A Fishy Future for the Gibbon
Park biologists identify streams and rivers for native fish recovery based on the feasibility of removing non-natives and ensuring that the water can’t be recolonized by those fish after restoration.
One river that seemed perfect for reintroducing both native westslope cutthroat trout and Arctic grayling was the Upper Gibbon River. The river contained three large, impassable waterfalls, essentially keeping it off-limits to non-native fish. There was one wrinkle. “The Upper Gibbon was historically fishless,” says Koel. “It was the first river that was stocked in the park, with nonnative rainbow trout. But before that, it didn’t have any trout.”
These fish were reintroduced to other waters as well. And they’re thriving.
Evening on the Gibbon
When I had a free evening on a recent family trip to Yellowstone, I chose the Upper Gibbon. It was familiar and easy to access. While my love of native trout fishing often requires traveling tire-shredding roads and bushwhacking through miles of thick brush, this river is right in the heart of main park roads.
After landing several fish, the action suddenly ceased. Fish still rose in a long pool, dimpling the surface as they took tiny mayflies. I switched flies and soon began hooking grayling after grayling. Like the westslope cutthroats, grayling nearly disappeared from the park (and most of the United States outside Alaska).
I hope that most readers of this blog understand the ecological importance of native species. In a large, intact ecosystem like Yellowstone, they are part of a fabric that includes pelicans and otters and grizzly bears and aspens and much more. As an angler, I admit that the draw of fishing for new fish is a significant draw.
But that’s not the case for everyone. While more anglers recognize the value of native fish, and biodiversity, some only value familiar gamefish species. Koel acknowledges this but believes more anglers are understanding just how special fish like cutthroat trout and grayling are.“Native fish conservation is important for the ecosystem, but it also adds another dimension to the fishing experience,” says Koel. “There are still plenty of places to go for big brown trout and hard-fighting rainbows.”

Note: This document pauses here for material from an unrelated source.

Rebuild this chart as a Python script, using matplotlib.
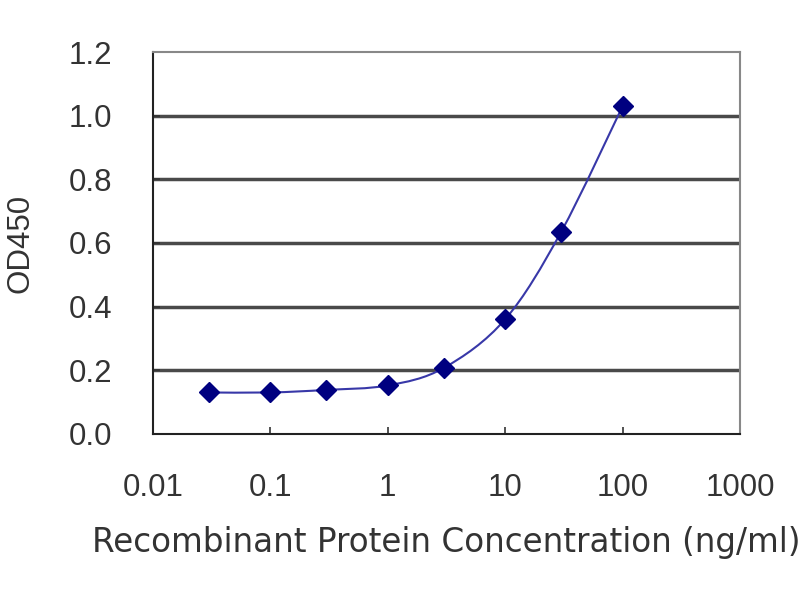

He notes that he continues to “push hard” for native fish restoration wherever feasible. And angler support is important. Sometimes, that also means that they shift their behavior. In some rivers, the park now requires anglers to kill any non-native fish they catch.

And perhaps there’s nothing to help make that shift than getting out on a stream in pursuit of native fish. On the Upper Gibbon, I can see a rare rapid conservation success story before my eyes. In 2017, brook trout were removed. In 2018, native fish fingerlings were stocked. Just two years later, I can catch big, healthy cutthroat trout and grayling.
It doesn’t get much better.
By dusk, mosquitoes swarmed my face, my hands, even the slots of my water sandals. Still, the fish kept rising and I kept casting. I realized that, on my first visit to Yellowstone, there was no place in the park where I could catch westslope cutthroat trout. And now they’re all around me. Like the reintroduction of wolves, the reintroduction of these fish helps restore the park, but also makes my experience richer.
I was lost in these reflections when I heard a slight footstep behind me. I swung around and my heart jumped when I saw a patch of fur. But as my eyes focused in the low light, I saw a curious red fox, just ten yards away. I shuddered with the realization that it could have been a bear.
I packed up my fly rod, grateful for the wild things of Yellowstone: for the beasts that roam the land, yes, but also the special creatures just beneath the surface.